Noting that the Tory vote dropped “most heavily” in wards where Reform fielded a candidate, Sir John wrote in the Daily Telegraph: “The only silver lining for Tory HQ was that Reform only contested one in six of the wards where there was an election on Thursday. A full slate would have been even more devastating.”
How and when did Reform UK emerge?
The party was initially founded as the Brexit Party in 2018, with the backing of former Ukip leader Nigel Farage.
While it stormed to victory in the European elections of 2019, winning nearly a third of the vote while campaigning for a no-deal Brexit, it ultimately stood aside against Boris Johnson’s Conservatives in 2019’s general election, receiving just shy of 650,000 ballots – 2 per cent of the national vote.
With Brexit progressing and the Covid pandemic in full swing, Mr Farage announced in November 2020 that he had applied to change the party’s name to Reform UK – and planned for the party to focus on electoral and constitutional issues, as well as opposing Covid lockdowns and reducing immigration.
Who is Reform’s leader and who are its candidates?
Shorty after the party’s rebrand, Mr Farage announced he was resigning as Reform’s leader and would be stepping back from frontline politics.
The party’s chair Richard Tice assumed the leadership in March 2021, with former North West England MEP David Bull taking the role of deputy leader.
Among the party’s more well-known candidates and members have been former Tory minister Ann Widdecombe, GB News host Michelle Dewberry, and former Loaded editor Martin Daubney.
Last June, the party announced a “mutual co-operation and support agreement” with Laurence Fox’s Reclaim Party to allow him to run in the Uxbridge by-election, in which the actor attracted 2.3 pe cet of the vote.
And Reform landed its first MP in March, following the defection of former Tory deputy chair Lee Anderson, who was suspended from the Conservative Party after making racist comments about London mayor Sadiq Khan.
What are Reform’s policies?
Sitting to the right of the Tories on immigration, Reform calls for “net zero” immigration and claims it would turn small boats back to France while leaving the European Convention on Human Rights.
It also pledges to make “major changes” to the “unelected cronyism of the House of Lords, the unaccountable civil service and the bloated BBC”.
Referring to “net zero” as “net stupid”, Reform says it wants to “use our own energy treasure under our feet” in a nod to fracking and coal mining, and to nationalise 50 per cent of key utility companies, with the other 50 per cent owned by British pension funds.
It has recently been campaigning for English flags to be hung by councils on St George’s Day.

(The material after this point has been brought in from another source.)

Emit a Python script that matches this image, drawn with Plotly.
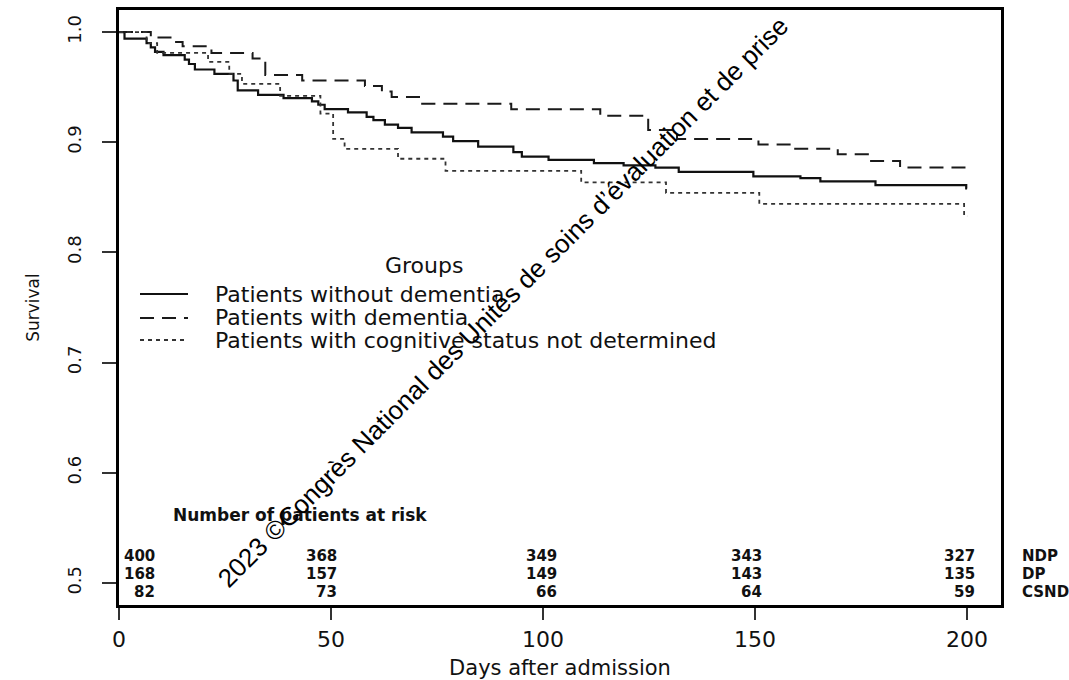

Could Nigel Farage rejoin the party?
There has been speculation that Nigel Farage could return to frontline politics for the general election – but he is also courting advances from the right wing of the Tory party, which looks on course for a period of radical overhaul.
Asked on Friday if Mr Farage could return to Reform, Mr Tice said: “The more help Nigel feels able to give the better. He’s got a big decision to make… and of course the clock is ticking.”